Actually, I first printed them in very large scale. The importance of finding the right scale for these images became very obvious, very quickly as the huge prints were very overwhelming, becoming almost like giant monsters which was not what I wanted them to be. I spent quite a while not knowing how big I would end up printing them though. What happened is that I've got in my office, next to my computer, a small print by Hans Bellmer I bought in Paris a few years ago and got framed with a generous window mate. Looking at that small but very strong image everyday made more obvious that the answer to my question was actually the opposite of what I thought in the first place and I'm really happy with that choice. I think this the right size for them.

Regarding the small edition, I made that choice because I think that those who appreciate and buy photography have to be respected like any other art lovers and/or collectors. Printing large editions just because we can doesn’t make any sense to me. When we buy an artwork, we do so because we love the image but also because we know we will own something rare, unique, precious, desirable. Actually, I noticed that more and more photographers are now doing the same thing and release a very limited edition of their work. Is it because we live in a world where images, and photographs in particular, are endlessly shared, reproduced online or through social media? Is it, for some photographers, a way to keep their distance from the digital world, from the screen culture? Perhaps, but I can't speak for all of us.



  1. How would you describe your interest in 'still life' art?  

The term Still Life or Nature Morte in French means that we use inanimate objects and/or animals and plants to create an artwork. The fact that we see them as dead is relevant when it comes to objects and even more to animals but it takes more time to plants and flowers to give away their last glimpse of life after being picked and brought in a photo studio. However, not much time is given to capture their beauty - flowers never stops changing, blooming, dying.

To me, the adjective "still" underlines one of the biggest and most exciting challenge in still life because, for this series, I wanted my subjects to be anything but still.

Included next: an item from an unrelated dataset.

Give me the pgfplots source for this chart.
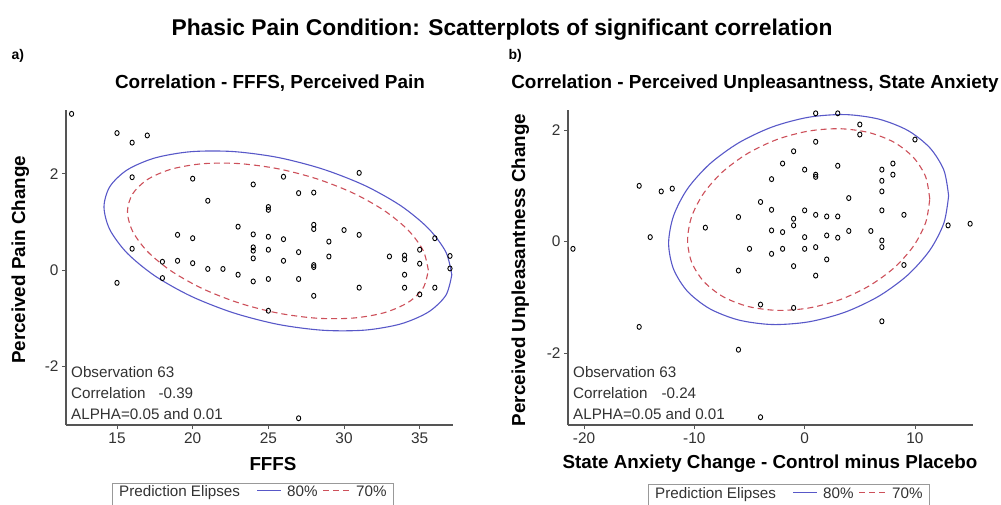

I wanted them to irradiate with light, I wanted them to vibrate, breathe, dance in the glow of the light source. Then, it seems to become a celebration of life, a silent call to forgive for fading, for coming out from the dark so briefly and for returning to it so quickly.



  1. How long was the artistic process and what did it involve?  

If we include the time it took me to really know where I was going, what I wanted to achieve and how to get it done, perhaps a year or so but the actual time I spent in the studio is more like 6 months during which I worked around the same routine. Every morning, I had to find new flowers to photograph. Therefore, I spent several months driving around the city, walking a lot and picking flowers in parks, public gardens or on the streets in nature strips and front gardens that I will bring back home and spend the rest of the day photographing. I really enjoyed working with the change of seasons from the end of summer to the heart of winter and Melbourne is a wonderful place where nature can be find almost everywhere. The perfect place for such a project.

That time I spent on the streets and parks in a search for the right thing to photograph is something this new series has in common with the Naked Garden one. Otherwise the whole process involved many differences. For Naked Garden, I worked at night, in-situ, with only one camera, one lens, no tripod, no additional lights. When you work on the streets with absolutely no control of any kind, you end up with a ridiculous amount of images amongst which, only very few are actually good. In a photo studio, you don't need to take that many shots. You spend more time to get all things right, you know what works or not. The only similarity between both series was that I was still working with a living creature whose appearance always keeps changing. An inevitable change which occurs even more rapidly when you work in a dry and warm studio.